Philippine Educational Theater Association (PETA)
The Philippine Educational Theater Association (PETA) is one among the six awardees, but the only organization to receive the honor this year.
“In electing the PETA to receive the 2017 Ramon Magsaysay Award, the board of trustees recognizes its bold, collective contribution in shaping the theater arts as a force for social change, its impassioned, unwavering work in empowering communities in the Philippines, and the shining example it has set as one of the leading organizations of its kind in Asia,” the citation for the Association in the 2017 Ramon Magsaysay Awards read.
“First, shocked and then great joy. Celebration talaga,” said PETA President Cecilia Garrucho when asked about PETA’s initial reaction upon learning that they are one of the recipients of the award.
PETA, who is celebrating its 50th anniversary this year, was created with the initial vision of coming up with a “national theater” in the Philippines. Starting small, the organization started in the historic city of Intramuros, Manila which eventually emerged victorious in the ‘70s through their groundbreaking productions, all produced in Filipino, the national language.
“After martial law was declared, PETA stayed active, together with other groups, in staging theater as a medium for protest and conscientization even under dictatorship,” the citation further read.
The productions were well accepted by the audience for its “artistry and social relevance”, especially during the Martial Law under the Marcos regime, which the PETA considers as their most challenging yet rewarding time.
“We continued to do plays but we always have to be creative,” PETA Executive Director Ma. Gloriosa Santos-Cabangon said when asked how did the theater group survive the dictatorial regime.
“Those were challenging times but to your question, I think that was also the period wherein it really brought out our creativity. Kasi when the times are so repressive, you don’t have money pa. Ay talaga namang magiging creative ka na (It will make you creative). So we are very proud of that part of our history,“ Cabangon proudly tells the Asian Journal in an exclusive interview.
A Filipino who has finally felt at home
In her response speech held during the formal Presentation Ceremonies held on Thursday, August 31, Garrucho recalled how she felt when she watched “Bayaning Huwad,” a powerful play about Philippine history and heritage staged by PETA. This was the time she got amused by the “sheer beauty” of the Filipino language and culture.
“I remember asking. How have I become a total stranger in my language and to my culture? That play changed the entire direction of my life.”
“I felt that as a Filipino, I have finally come home,” said Garrucho.
The play inspired Guidote to join PETA where they were taught early on that whatever they learn as artists, they were to share by teaching other, especially non-theater people.
Bringing out the creative power
Garrucho recalled how they would go out in small teams to barangays in different parts of the country and their purpose was always to draw out the creative power of ordinary folk.

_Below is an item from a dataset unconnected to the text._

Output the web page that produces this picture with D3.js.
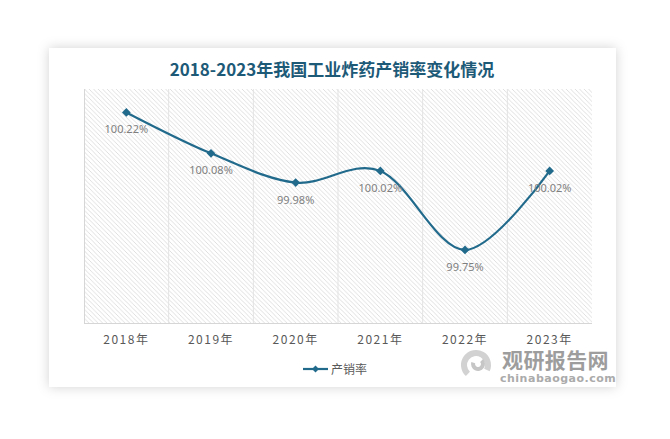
<!DOCTYPE html>
<html><head><meta charset="utf-8">
<script src="https://cdn.jsdelivr.net/npm/d3@7"></script>
<style>
html,body{margin:0;padding:0;background:#fff;}
svg{display:block;}
</style></head>
<body>
<script>
const categories = ["2018年","2019年","2020年","2021年","2022年","2023年"];
const values = [100.22, 100.08, 99.98, 100.02, 99.75, 100.02];
const labels = ["100.22%","100.08%","99.98%","100.02%","99.75%","100.02%"];
const seriesName = "产销率";
const title = "2018-2023年我国工业炸药产销率变化情况";

const W = 670, H = 439;
const svg = d3.select("body").append("svg").attr("width", W).attr("height", H);
const defs = svg.append("defs");
const f = defs.append("filter").attr("id","sh").attr("x","-10%").attr("y","-10%").attr("width","120%").attr("height","120%");
f.append("feDropShadow").attr("dx",0).attr("dy",0).attr("stdDeviation",6).attr("flood-color","#000").attr("flood-opacity",0.18);
const pat = defs.append("pattern").attr("id","hatch").attr("patternUnits","userSpaceOnUse")
  .attr("width",4.5).attr("height",4.5);
pat.append("rect").attr("width",4.5).attr("height",4.5).attr("fill","#fff");
pat.append("path").attr("d","M-1,-1 L5.5,5.5 M-1,3.5 L1,5.5 M3.5,-1 L5.5,1").attr("stroke","#dcdcdc").attr("stroke-width",0.9);

// card
svg.append("rect").attr("x",49).attr("y",48).attr("width",567).attr("height",339)
  .attr("fill","#fff").attr("filter","url(#sh)");

svg.append("text").attr("x",332).attr("y",76).attr("text-anchor","middle")
  .attr("font-family","'Noto Sans CJK SC','Noto Sans',sans-serif").attr("font-weight","bold")
  .attr("font-size",17).attr("fill","#1d5a78").text(title);

const L = 84, R = 592, T = 89, B = 323;
const x = d3.scaleBand().domain(categories).range([L,R]);
const y = d3.scaleLinear().domain([99.5,100.3]).range([B,T]);

svg.append("rect").attr("x",L).attr("y",T).attr("width",R-L).attr("height",B-T).attr("fill","url(#hatch)");

// vertical gridlines
svg.append("g").selectAll("line").data(categories.slice(1)).join("line")
  .attr("x1",d=>x(d)).attr("x2",d=>x(d)).attr("y1",T).attr("y2",B)
  .attr("stroke","#e3e3e3").attr("stroke-width",1);

// axes borders
svg.append("line").attr("x1",L+0.5).attr("x2",L+0.5).attr("y1",T).attr("y2",B).attr("stroke","#d6d6d6");
svg.append("line").attr("x1",L).attr("x2",R).attr("y1",B+0.5).attr("y2",B+0.5).attr("stroke","#d6d6d6");

// watermark (behind labels)
const wm = svg.append("g");
wm.append("path").attr("d", d3.arc()({innerRadius:9, outerRadius:15, startAngle:-2.4, endAngle:2.0}))
  .attr("transform","translate(476,365)").attr("fill","#d2d2d2");
wm.append("path").attr("d", d3.arc()({innerRadius:3, outerRadius:7, startAngle:0.8, endAngle:5.0}))
  .attr("transform","translate(478,364)").attr("fill","#c6c6c6");
wm.append("text").attr("x",502).attr("y",367.5).attr("font-family","'Noto Sans CJK SC',sans-serif").attr("font-weight","bold")
  .attr("font-size",21).attr("fill","#9d9d9d").attr("letter-spacing","0.4px").text("观研报告网");
wm.append("text").attr("x",500).attr("y",382).attr("font-family","'DejaVu Sans',sans-serif").attr("font-weight","bold")
  .attr("font-size",11).attr("fill","#ababab").attr("letter-spacing","0.5px").text("chinabaogao.com");

const xAxis = d3.axisBottom(x).tickSize(0).tickPadding(12);
const gx = svg.append("g").attr("transform",`translate(0,${B})`).call(xAxis);
gx.select(".domain").remove();
gx.selectAll("text").attr("font-family","'Noto Sans CJK SC',sans-serif").attr("font-size",12)
  .attr("fill","#595959").attr("letter-spacing","1.5px");

const cx = d => x(d) + x.bandwidth()/2;
const line = d3.line().x((d,i)=>cx(categories[i])).y(d=>y(d)).curve(d3.curveCardinal.tension(0));
const color = "#216a8c";
svg.append("path").datum(values).attr("d",line).attr("fill","none").attr("stroke",color).attr("stroke-width",2.2);

svg.append("g").selectAll("path").data(values).join("path")
  .attr("d", d3.symbol().type(d3.symbolSquare).size(38))
  .attr("transform",(d,i)=>`translate(${cx(categories[i])},${y(d)}) rotate(45)`)
  .attr("fill",color);

svg.append("g").selectAll("text").data(values).join("text")
  .attr("x",(d,i)=>cx(categories[i])).attr("y",d=>y(d)+21)
  .attr("text-anchor","middle").attr("font-family","'Noto Sans',sans-serif").attr("font-size",11)
  .attr("fill","#7f7f7f").text((d,i)=>labels[i]);

// legend
svg.append("line").attr("x1",303).attr("x2",328).attr("y1",369).attr("y2",369).attr("stroke",color).attr("stroke-width",2.2);
svg.append("path").attr("d", d3.symbol().type(d3.symbolSquare).size(24)).attr("transform","translate(315.5,369) rotate(45)").attr("fill",color);
svg.append("text").attr("x",331).attr("y",373.5).attr("font-family","'Noto Sans CJK SC',sans-serif").attr("font-size",12)
  .attr("fill","#595959").text(seriesName);
</script>
</body></html>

“This [creativity] was Cecile Guidote’s [PETA founder] original mission, that the theater workshop aims to bring out, [in] her belief was each and everyone of us citizens, rich or poor, naka-aral or hindi (educated or not), there is a creative power stored in each one,” said Garrucho.
The PETA president also said the workshop’s function is to bring out the creative power. She explained that the PETA workshops aim to bring that creative power.
“So that’s also the principle of the workshop, it’s called the Gold Mind Theory. Each one has a potential gold mind, ilalabas mo ‘yun, (you let it out),” said Garrucho.
PETA is now operating as a collective of “artist-teachers.” Its major units include Kalinangan Ensemble, its repertory and performing arm; the School of People’s Theater (SPT) is PETA’s training arm, the School of People’s Theater engaged in year-round training and community development; and a Special Programs unit that is responsible for specific advocacies.
Call for support
“Theater cannot exist by itself, on its own because it has to have an audience, “ said the PETA president.
Garrucho called for support for the theater by watching or by joining their workshops.
They also have a theater association program where people can subsidize poor school children’s tickets.
“You have to come and help for theater to survive. The stronger the theater is, the stronger the community is,” Garrucho said.